• THE TASK: Without the pictures, print the lines running from the beginning of the material to the line containing "const lowerLimitY = [0.950, 0.300, 0.000, 0.000];", both ends included.

Start of GIVEN DATA

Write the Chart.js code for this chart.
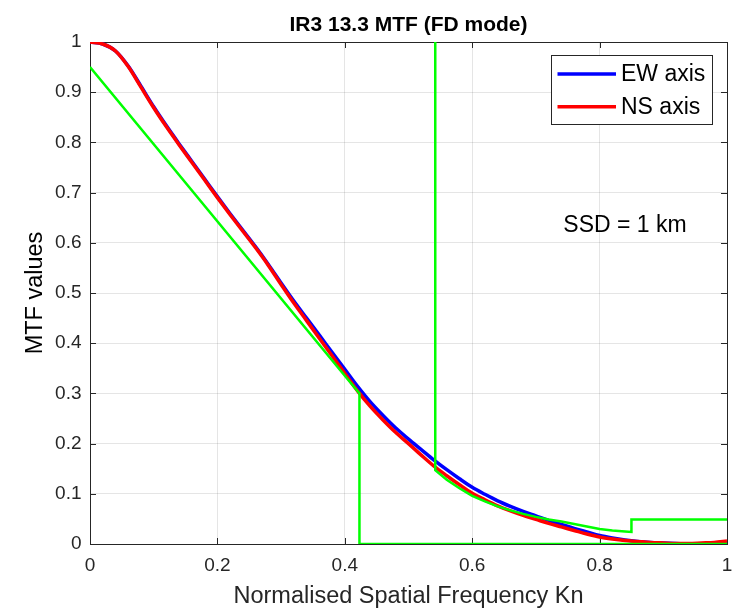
<!DOCTYPE html>
<html>
<head>
<meta charset="utf-8">
<script src="https://cdn.jsdelivr.net/npm/chart.js@4.4.1/dist/chart.umd.min.js"></script>
<style>
  html, body { margin: 0; padding: 0; background: #ffffff; }
  #wrap { width: 733px; height: 608px; }
</style>
</head>
<body>
<div id="wrap"><canvas id="c" width="733" height="608"></canvas></div>
<script>
// ---------- data ----------
const chartTitle = "IR3 13.3 MTF (FD mode)";
const xAxisTitle = "Normalised Spatial Frequency Kn";
const yAxisTitle = "MTF values";
const annotationText = "SSD = 1 km";
const seriesNames = ["EW axis", "NS axis"];

const kn = [0.00,0.02,0.04,0.06,0.08,0.10,0.12,0.14,0.16,0.18,
            0.20,0.22,0.24,0.26,0.28,0.30,0.32,0.34,0.36,0.38,
            0.40,0.42,0.44,0.46,0.48,0.50,0.52,0.54,0.56,0.58,
            0.60,0.62,0.64,0.66,0.68,0.70,0.72,0.74,0.76,0.78,
            0.80,0.82,0.84,0.86,0.88,0.90,0.92,0.94,0.96,0.98,1.00];

const ewValues = [1.000,0.996,0.982,0.952,0.912,0.871,0.833,0.797,0.762,0.727,
                  0.692,0.658,0.625,0.592,0.557,0.520,0.484,0.450,0.416,0.382,
                  0.348,0.314,0.283,0.256,0.231,0.209,0.188,0.167,0.148,0.130,
                  0.113,0.099,0.086,0.075,0.065,0.056,0.047,0.039,0.031,0.024,
                  0.017,0.012,0.008,0.005,0.003,0.002,0.001,0.000,0.000,0.000,0.000];

const nsValues = [1.000,0.996,0.982,0.951,0.910,0.869,0.831,0.795,0.760,0.725,
                  0.690,0.656,0.623,0.590,0.555,0.517,0.480,0.445,0.410,0.375,
                  0.340,0.305,0.274,0.247,0.222,0.200,0.177,0.155,0.136,0.118,
                  0.101,0.088,0.076,0.066,0.057,0.049,0.041,0.034,0.027,0.020,
                  0.014,0.010,0.007,0.005,0.003,0.002,0.001,0.001,0.002,0.003,0.006];

const lowerLimitX = [0.000, 0.423, 0.423, 1.000];
const lowerLimitY = [0.950, 0.300, 0.000, 0.000];

const upperLimitX = [0.542,0.542,0.56,0.58,0.60,0.62,0.64,0.66,0.68,0.70,
                     0.72,0.74,0.76,0.78,0.80,0.82,0.84,0.85,0.85,1.00];
const upperLimitY = [1.000,0.147,0.128,0.111,0.096,0.085,0.075,0.067,0.060,0.054,
                     0.049,0.045,0.040,0.035,0.030,0.027,0.025,0.024,0.049,0.049];

const xTickLabels = ["0","0.2","0.4","0.6","0.8","1"];
const yTickLabels = ["0","0.1","0.2","0.3","0.4","0.5","0.6","0.7","0.8","0.9","1"];

// annotation anchor (data coords)
const annotationX = 0.743;
const annotationY = 0.635;

// ---------- helpers ----------
const FONT = "'Liberation Sans', Arial, Helvetica, sans-serif";
const AX = '#262626';
function pts(xs, ys) { return xs.map((x, i) => ({ x: x, y: ys[i] })); }

const matlabPlugin = {
  id: 'matlabDecor',
  beforeDatasetsDraw(chart) {
    const { ctx, chartArea: a, scales } = chart;
    ctx.save();
    ctx.strokeStyle = AX;
    ctx.lineWidth = 1;
    ctx.strokeRect(Math.round(a.left) + 0.5, Math.round(a.top) + 0.5,
                   Math.round(a.right - a.left), Math.round(a.bottom - a.top));
    const tl = 6;
    ctx.beginPath();
    scales.x.ticks.forEach(t => {
      const px = Math.round(scales.x.getPixelForValue(t.value)) + 0.5;
      ctx.moveTo(px, a.bottom); ctx.lineTo(px, a.bottom - tl);
      ctx.moveTo(px, a.top); ctx.lineTo(px, a.top + tl);
    });
    scales.y.ticks.forEach(t => {
      const py = Math.round(scales.y.getPixelForValue(t.value)) + 0.5;
      ctx.moveTo(a.left, py); ctx.lineTo(a.left + tl, py);
      ctx.moveTo(a.right, py); ctx.lineTo(a.right - tl, py);
    });
    ctx.stroke();
    ctx.restore();
  },
  afterDraw(chart) {
    const { ctx, chartArea: a, scales } = chart;
    ctx.save();
    ctx.fillStyle = '#000000';
    ctx.font = 'bold 21px ' + FONT;
    ctx.textAlign = 'center';
    ctx.textBaseline = 'middle';
    ctx.fillText(chartTitle, (a.left + a.right) / 2, 25);

    ctx.font = '23px ' + FONT;
    ctx.textAlign = 'left';
    ctx.fillText(annotationText, scales.x.getPixelForValue(annotationX), scales.y.getPixelForValue(annotationY));

    const bx = 551, by = 55, bw = 161, bh = 69;
    ctx.fillStyle = '#ffffff';
    ctx.fillRect(bx, by, bw, bh);
    ctx.strokeStyle = AX;
    ctx.lineWidth = 1;
    ctx.strokeRect(bx + 0.5, by + 0.5, bw, bh);
    const legendItems = [chart.data.datasets[2], chart.data.datasets[3]];
    legendItems.forEach((ds, i) => {
      const ly = 74 + i * 32.7;
      ctx.strokeStyle = ds.borderColor;
      ctx.lineWidth = 3.5;
      ctx.beginPath();
      ctx.moveTo(557.5, ly); ctx.lineTo(616, ly);
      ctx.stroke();
      ctx.fillStyle = '#000000';
      ctx.font = '23px ' + FONT;
      ctx.textAlign = 'left';
      ctx.textBaseline = 'middle';
      ctx.fillText(ds.label, 621, ly + 1);
    });
    ctx.restore();
  }
};

new Chart(document.getElementById('c'), {
  type: 'line',
  data: {
    datasets: [
      { label: 'upper limit', data: pts(upperLimitX, upperLimitY), borderColor: '#00ff00',
        borderWidth: 2.5, pointRadius: 0, tension: 0, order: 0 },
      { label: 'lower limit', data: pts(lowerLimitX, lowerLimitY), borderColor: '#00ff00',
        borderWidth: 2.5, pointRadius: 0, tension: 0, order: 1 },
      { label: seriesNames[0], data: pts(kn, ewValues), borderColor: '#0000ff',
        borderWidth: 3.5, pointRadius: 0, cubicInterpolationMode: 'monotone', order: 3 },
      { label: seriesNames[1], data: pts(kn, nsValues), borderColor: '#ff0000',
        borderWidth: 3.5, pointRadius: 0, cubicInterpolationMode: 'monotone', order: 2 }
    ]
  },
  options: {
    responsive: false,
    animation: false,
    devicePixelRatio: 1,
    layout: { padding: { top: 42, right: 6, left: 0, bottom: 0 } },
    plugins: { legend: { display: false }, title: { display: false }, tooltip: { enabled: false } },
    scales: {
      x: {
        type: 'linear', min: 0, max: 1,
        afterFit(s) { s.height = 64; s.paddingLeft = 0; s.paddingRight = 0; },
        ticks: {
          stepSize: 0.2, padding: 10.4, color: AX, maxRotation: 0, autoSkip: false,
          font: { family: FONT, size: 19, lineHeight: 1.2 },
          callback: (v, i) => xTickLabels[i]
        },
        grid: { color: 'rgba(38,38,38,0.12)', drawTicks: false, lineWidth: 1 },
        border: { color: AX, width: 1 },
        title: { display: true, text: xAxisTitle, color: AX,
                 font: { family: FONT, size: 23.5, lineHeight: 1 }, padding: { top: 0, bottom: 0 } }
      },
      y: {
        type: 'linear', min: 0, max: 1,
        afterFit(s) { s.width = 90; s.paddingTop = 0; s.paddingBottom = 0; },
        ticks: {
          stepSize: 0.1, padding: 8.5, color: AX, autoSkip: false,
          font: { family: FONT, size: 19, lineHeight: 1.2 },
          callback: (v, i) => yTickLabels[i]
        },
        grid: { color: 'rgba(38,38,38,0.12)', drawTicks: false, lineWidth: 1 },
        border: { color: AX, width: 1 },
        title: { display: true, text: yAxisTitle, color: '#000000',
                 font: { family: FONT, size: 23.5, lineHeight: 1 }, padding: { top: 23.7, bottom: 0 } }
      }
    }
  },
  plugins: [matlabPlugin]
});
</script>
</body>
</html>
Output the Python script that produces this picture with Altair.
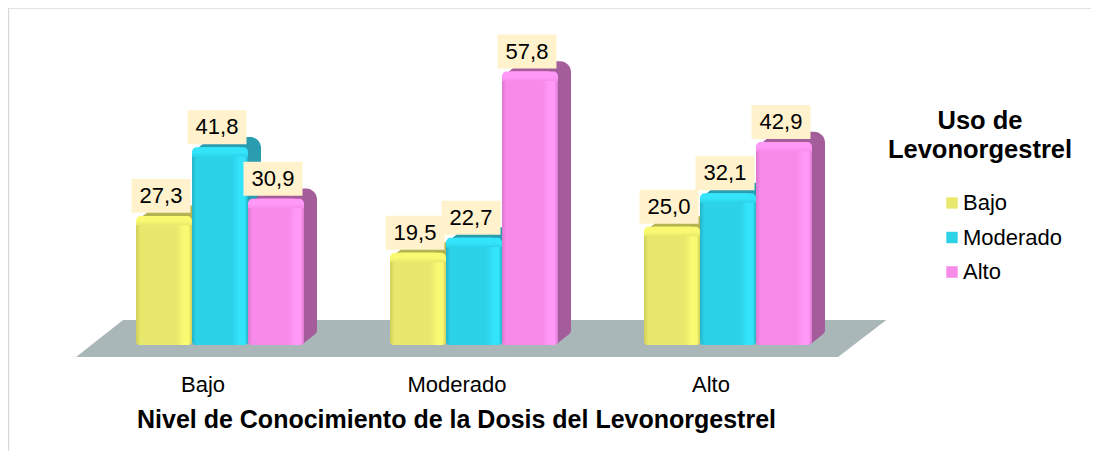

End of GIVEN DATA

• CORRECT RESULT:
Write the Chart.js code for this chart.
<!DOCTYPE html>
<html>
<head>
<meta charset="utf-8">
<script src="https://cdn.jsdelivr.net/npm/chart.js@4.4.1/dist/chart.umd.min.js"></script>
<style>
  html, body { margin: 0; padding: 0; background: #ffffff; }
  #wrap { width: 733px; height: 608px; }
</style>
</head>
<body>
<div id="wrap"><canvas id="c" width="733" height="608"></canvas></div>
<script>
// ---------- data ----------
const chartTitle = "IR3 13.3 MTF (FD mode)";
const xAxisTitle = "Normalised Spatial Frequency Kn";
const yAxisTitle = "MTF values";
const annotationText = "SSD = 1 km";
const seriesNames = ["EW axis", "NS axis"];

const kn = [0.00,0.02,0.04,0.06,0.08,0.10,0.12,0.14,0.16,0.18,
            0.20,0.22,0.24,0.26,0.28,0.30,0.32,0.34,0.36,0.38,
            0.40,0.42,0.44,0.46,0.48,0.50,0.52,0.54,0.56,0.58,
            0.60,0.62,0.64,0.66,0.68,0.70,0.72,0.74,0.76,0.78,
            0.80,0.82,0.84,0.86,0.88,0.90,0.92,0.94,0.96,0.98,1.00];

const ewValues = [1.000,0.996,0.982,0.952,0.912,0.871,0.833,0.797,0.762,0.727,
                  0.692,0.658,0.625,0.592,0.557,0.520,0.484,0.450,0.416,0.382,
                  0.348,0.314,0.283,0.256,0.231,0.209,0.188,0.167,0.148,0.130,
                  0.113,0.099,0.086,0.075,0.065,0.056,0.047,0.039,0.031,0.024,
                  0.017,0.012,0.008,0.005,0.003,0.002,0.001,0.000,0.000,0.000,0.000];

const nsValues = [1.000,0.996,0.982,0.951,0.910,0.869,0.831,0.795,0.760,0.725,
                  0.690,0.656,0.623,0.590,0.555,0.517,0.480,0.445,0.410,0.375,
                  0.340,0.305,0.274,0.247,0.222,0.200,0.177,0.155,0.136,0.118,
                  0.101,0.088,0.076,0.066,0.057,0.049,0.041,0.034,0.027,0.020,
                  0.014,0.010,0.007,0.005,0.003,0.002,0.001,0.001,0.002,0.003,0.006];

const lowerLimitX = [0.000, 0.423, 0.423, 1.000];
const lowerLimitY = [0.950, 0.300, 0.000, 0.000];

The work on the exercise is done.